The Broken Window Theory has several parts: one component is the cleaning up of the physical environment, which lets people see that an area is cared for and surveilled. Another part of the Broken Windows Theory has been called Zero Tolerance. A third part has been the removal of “undesirables.”

The removing of “undesirables” has been in effect in Worcester for more than a decade. The so called “aggressive” panhandling ordinances of the City of Worcester are examples of this. The Supreme Court of the United States recently ruled that Worcester’s ordinances on panhandlers are unconstitutional. In some instances, this practice has been the intentional precursor of gentrification.

One can only wonder what Chief Sargent and his boss, City Manager Ed Augustus have planned for these people. Whatever it is, the public should know.

City Manager Augustus, after being ruled against by the Supreme Court, spoke from his bully pulpit demanding that the residents of Worcester give money to charity and not to panhandlers.

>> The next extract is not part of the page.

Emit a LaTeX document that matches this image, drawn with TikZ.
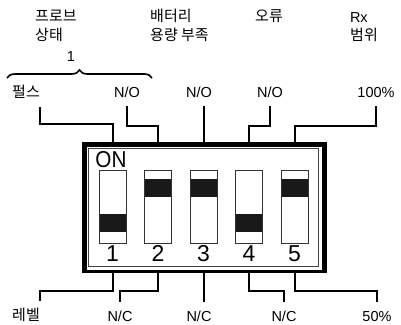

Zero Tolerance is the practice of arresting people for minor or non-existent violations such as “disorderly.” Many statutes regarding “disorderly” or disturbing the peace are vague and give the police arbitrary and discretionary powers. This practice eventually evolved into New York City’s infamous Stop, Question and Frisk policy.

There is evidence that the Stop, Question and Frisk practices of the New York Police Department were racial profiling and violated the Fourth Amendment. The police stopped hundreds of thousands of law abiding New Yorkers annually – the vast majority Black and Latino.

I would like Chief Sargent to say there will be no Stop, Question and Frisk policy in Worcester.

I actually agree with the first part of the Broken Windows Theory. Property owners should be made to maintain their properties. In a 2005 Harvard University Study conducted in the “hot spots” of Lowell, Mass, it was determined that improving the physical environment, such as the better enforcement of building codes, is the most effective part of the Broken Windows Theory. It was also the least unlawful.

Almost all of what the Worcester Police Department does in the city is secretive: statistics, reports and records of police misconduct are impossible to get. Police Chief Sargent and City Manager Augustus have a duty to meet with the residents of this city to explain what is in their Broken Windows Policy. A discussion of how Broken Windows will affect the Black and Latino communities and other residents of Worcester is needed.

This should be a REAL discussion: It would be helpful (but unlikely) if the gang of three Worcester City Councilors – Michael Gaffney, Konnie Lukes and Gary Rosen – were excluded.